Hartford, Tuesday, March 6th, 1815

1.

Dear little girl:—whose brow portrays
     The fairest seal by Nature set;
Whose quick, expressive glance displays
     The bosom’s rapture or regret,—

2.

What though thy sealed lip must still
No thought of tenderness convey,
Well canst thou wake its warmest thrill
And well that warmest thrill repay.

3.

Preserved from folly’s mad control
Perchance more pure to you is given
The secret utterance of the soul
Which incense best perpetuates heaven.

4.

And if at last thy gentle mind
Whe[n] shades of mortal difference cease
Still more exalted, more refined
Shall join the white rob’d train of peace.

5.

Then to what sweet seraphic voice
Shall brighter tone of praise be given
And Oh what ear shall more rejoice
To drink the harmony of Heaven

 
     
     

“To Alice” (1826)

Like the 1815 “For Alice,” “To Alice” was never published or titled, the phrase “To Alice” being the opening inscription. The only known copy is in Alice’s autograph album, held by the Archives of the American School for the Deaf, West Hartford. This “Album” also contains a second hitherto unpublished poem by Sigourney, the untitled poem reprinted later in this section and beginning “You ask ‘how music melts away.’” “To Alice” is written out on both sides of a leaf that has crumbled at its bottom edges and has allowed the ink on each side to bleed through, making it difficult and, in some passages, impossible to read. Sigourney used most of the lines of stanzas 1–3 in a poem she published the following year, “Opinions of the Uneducated Deaf and Dumb” (in part 2), whose subject is an unidentified pupil of the Asylum. Using this published poem to fill in illegible lines in stanza 3 leaves us with only two lacunae in stanza 4.
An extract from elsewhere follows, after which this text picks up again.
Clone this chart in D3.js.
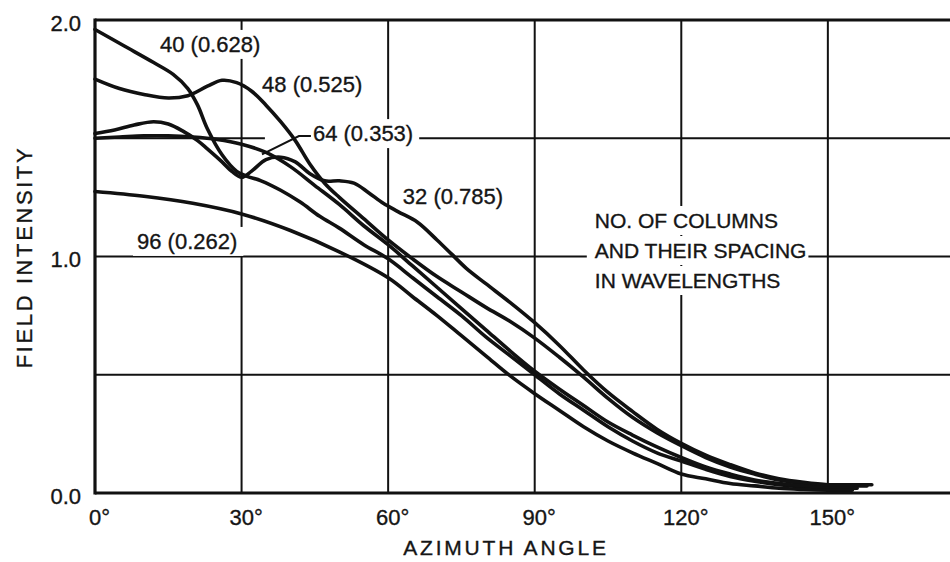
<!DOCTYPE html>
<html>
<head>
<meta charset="utf-8">
<script src="https://cdn.jsdelivr.net/npm/d3@7"></script>
<style>
  html, body { margin: 0; padding: 0; background: #fff; }
  svg { display: block; }
  text { font-family: "Liberation Sans", Arial, Helvetica, sans-serif; fill: #151515; stroke: #151515; stroke-width: 0.35px; }
</style>
</head>
<body>
<svg id="chart" width="950" height="562"></svg>
<script>
// Field intensity versus azimuth angle, one curve per array configuration.
// Each entry: [azimuth angle in degrees, field intensity]
const series32 = [[0,1.52],[4,1.535],[8,1.556],[12,1.57],[15,1.56],[18,1.53],[21,1.49],[23,1.455],[26,1.40],[28,1.36],[30,1.335],[32,1.36],[35,1.41],[38,1.42],[41,1.40],[44,1.35],[47,1.32],[50,1.32],[53,1.31],[56,1.27],[59,1.225],[62,1.19],[66,1.145],[70,1.07],[73,1.01],[76,0.95],[80,0.885],[85,0.805],[90,0.72],[95,0.625],[100,0.52],[105,0.425],[110,0.345],[115,0.27],[120,0.21],[125,0.16],[130,0.12],[135,0.085],[140,0.06],[145,0.045],[150,0.035],[155,0.035],[159,0.035]];
const series40 = [[0,1.96],[6,1.89],[12,1.82],[16,1.77],[19,1.71],[21,1.64],[23,1.54],[26,1.43],[29,1.36],[31,1.34],[34,1.32],[38,1.28],[42,1.23],[46,1.17],[50,1.12],[55,1.05],[60,0.99],[65,0.91],[70,0.83],[75,0.75],[80,0.66],[85,0.58],[90,0.50],[95,0.42],[100,0.35],[105,0.28],[110,0.22],[115,0.17],[120,0.135],[125,0.10],[130,0.07],[135,0.05],[140,0.035],[145,0.025],[150,0.02],[155,0.02]];
const series48 = [[0,1.75],[5,1.71],[10,1.685],[15,1.67],[19,1.68],[23,1.72],[26,1.745],[29,1.735],[32,1.70],[35,1.64],[38,1.57],[41,1.49],[44,1.39],[47,1.31],[50,1.25],[55,1.16],[60,1.07],[65,0.99],[70,0.915],[75,0.85],[80,0.785],[85,0.725],[90,0.655],[95,0.575],[100,0.49],[105,0.40],[110,0.32],[115,0.255],[120,0.20],[125,0.15],[130,0.11],[135,0.08],[140,0.055],[145,0.04],[150,0.03],[155,0.03],[158,0.03]];
const series64 = [[0,1.50],[5,1.505],[10,1.51],[15,1.51],[20,1.505],[25,1.495],[30,1.475],[35,1.44],[40,1.38],[45,1.30],[50,1.22],[55,1.13],[60,1.05],[65,0.96],[70,0.87],[75,0.78],[80,0.69],[85,0.60],[90,0.515],[95,0.44],[100,0.37],[105,0.30],[110,0.245],[115,0.195],[120,0.15],[125,0.11],[130,0.08],[135,0.055],[140,0.04],[145,0.03],[150,0.02],[156,0.02]];
const series96 = [[0,1.275],[10,1.255],[20,1.225],[30,1.18],[40,1.11],[50,1.02],[60,0.91],[65,0.83],[70,0.75],[75,0.665],[80,0.58],[85,0.495],[90,0.42],[95,0.35],[100,0.28],[105,0.22],[110,0.17],[115,0.125],[120,0.08],[125,0.06],[130,0.04],[135,0.03],[140,0.02],[145,0.015],[150,0.012],[155,0.012]];

// Curve captions: number of columns (spacing in wavelengths)
const curveLabels = ["32 (0.785)", "40 (0.628)", "48 (0.525)", "64 (0.353)", "96 (0.262)"];
// Caption anchor (left end of baseline) in data units
const labelAnchors = [[63.0,1.222],[13.3,1.865],[34.2,1.696],[44.6,1.488],[8.6,1.032]];

const angleTicks = [0, 30, 60, 90, 120, 150];
const intensityTicks = [0, 1, 2];
const intensityGrid = [0.5, 1, 1.5, 2];
const noteLines = ["NO. OF COLUMNS", "AND THEIR SPACING", "IN WAVELENGTHS"];

const W = 950, H = 562;
const svg = d3.select("#chart");
svg.append("rect").attr("width", W).attr("height", H).attr("fill", "#fff");

const x = d3.scaleLinear().domain([0, 175]).range([95, 950]);
const y = d3.scaleLinear().domain([0, 2]).range([493, 20]);

const gGrid = svg.append("g");
const gBg = svg.append("g");
const gCurves = svg.append("g");
const gFrame = svg.append("g");
const gText = svg.append("g");

// grid
gGrid.selectAll("line.v").data(angleTicks.filter(d => d > 0)).join("line")
  .attr("x1", d => x(d)).attr("x2", d => x(d))
  .attr("y1", y(0)).attr("y2", y(2))
  .attr("stroke", "#111").attr("stroke-width", 2);
gGrid.selectAll("line.h").data(intensityGrid).join("line")
  .attr("x1", x(0)).attr("x2", W)
  .attr("y1", d => y(d)).attr("y2", d => y(d))
  .attr("stroke", "#111").attr("stroke-width", d => d === 2 ? 3 : 2);

// curves
const line = d3.line().x(d => x(d[0])).y(d => y(d[1])).curve(d3.curveCatmullRom.alpha(0.5));
const allSeries = [series32, series40, series48, series64, series96];
gCurves.selectAll("path").data(allSeries).join("path")
  .attr("d", line)
  .attr("fill", "none").attr("stroke", "#111")
  .attr("stroke-width", 3.6).attr("stroke-linejoin", "round").attr("stroke-linecap", "round");

// frame: left and bottom axis lines
gFrame.append("line").attr("x1", x(0)).attr("x2", x(0)).attr("y1", y(0) + 1.5).attr("y2", y(2) - 1.5)
  .attr("stroke", "#111").attr("stroke-width", 3.2);
gFrame.append("line").attr("x1", x(0)).attr("x2", W).attr("y1", y(0)).attr("y2", y(0))
  .attr("stroke", "#111").attr("stroke-width", 3.2);

// axes (labels only)
const yAxis = d3.axisLeft(y).tickValues(intensityTicks).tickFormat(d3.format(".1f")).tickSize(0).tickPadding(14);
const gy = svg.append("g").attr("transform", `translate(${x(0)},3)`).call(yAxis);
gy.select(".domain").remove();
gy.selectAll("text").attr("font-size", 22).attr("font-family", "Liberation Sans, Arial, sans-serif").attr("fill", "#151515");

const xAxis = d3.axisBottom(x).tickValues(angleTicks).tickFormat(d => d + "°").tickSize(0).tickPadding(16);
const gx = svg.append("g").attr("transform", `translate(0,${y(0)})`).call(xAxis);
gx.select(".domain").remove();
gx.selectAll("text").attr("font-size", 22).attr("dx", 4).attr("font-family", "Liberation Sans, Arial, sans-serif").attr("fill", "#151515");

// axis titles
svg.append("text").attr("x", 506).attr("y", 555).attr("text-anchor", "middle")
  .attr("font-size", 21).attr("letter-spacing", 2.8).text("AZIMUTH ANGLE");
svg.append("text").attr("transform", "translate(32,257) rotate(-90)").attr("text-anchor", "middle")
  .attr("font-size", 22).attr("letter-spacing", 2.6).text("FIELD INTENSITY");

// curve captions with white backing so the grid breaks around them
const labelSel = gText.selectAll("text.cap").data(curveLabels).join("text")
  .attr("class", "cap")
  .attr("x", (d, i) => x(labelAnchors[i][0]))
  .attr("y", (d, i) => y(labelAnchors[i][1]))
  .attr("font-size", 22)
  .text(d => d);

labelSel.each(function (d, i) {
  const b = this.getBBox();
  const padL = d.startsWith("64") ? 48 : 4;
  gBg.append("rect")
    .attr("x", b.x - padL).attr("y", b.y - 2)
    .attr("width", b.width + padL + 6).attr("height", b.height + 4)
    .attr("fill", "#fff");
});

// leader from the 64-column curve to its caption
const leaderPt = series64.find(p => p[0] === 35);
const capX = x(labelAnchors[3][0]), capY = y(labelAnchors[3][1]);
gText.append("path")
  .attr("d", d3.line()([[x(leaderPt[0]) - 4, y(leaderPt[1]) + 2], [capX - 14, capY - 5], [capX - 2, capY - 5]]))
  .attr("fill", "none").attr("stroke", "#111").attr("stroke-width", 2);

// explanatory note
const noteSel = gText.selectAll("text.note").data(noteLines).join("text")
  .attr("class", "note")
  .attr("x", x(102.3))
  .attr("y", (d, i) => 228 + i * 30)
  .attr("font-size", 21)
  .text(d => d);
noteSel.each(function () {
  const b = this.getBBox();
  gBg.append("rect")
    .attr("x", b.x - 8).attr("y", b.y - 3)
    .attr("width", b.width + 10).attr("height", b.height + 6)
    .attr("fill", "#fff");
});
</script>
</body>
</html>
Alice Cogswell was twenty-one, had finished her schooling, and was living at home with her parents when Sigourney composed this poem, yet the focus is on the remembered little girl just past her tenth birthday that Alice was when she became Sigourney’s pupil. According to this poem (and many other accounts), she was a happy child, though ignorant of Christian beliefs, and Sigourney begins by trying to account for that contradiction: Alice has the natural “bliss” of childhood and the “innocent sensibility” that causes her family to love her, so she is happy as long as she does not consider the “eternal question, fathomless and dread” of who made the transient world, a world that, to a deaf child, must be a nightmarish “maze”—or so Sigourney imagines it. Since these lines are also employed to describe the unnamed child of “Opinions,” it is not certain which child Sigourney had in mind.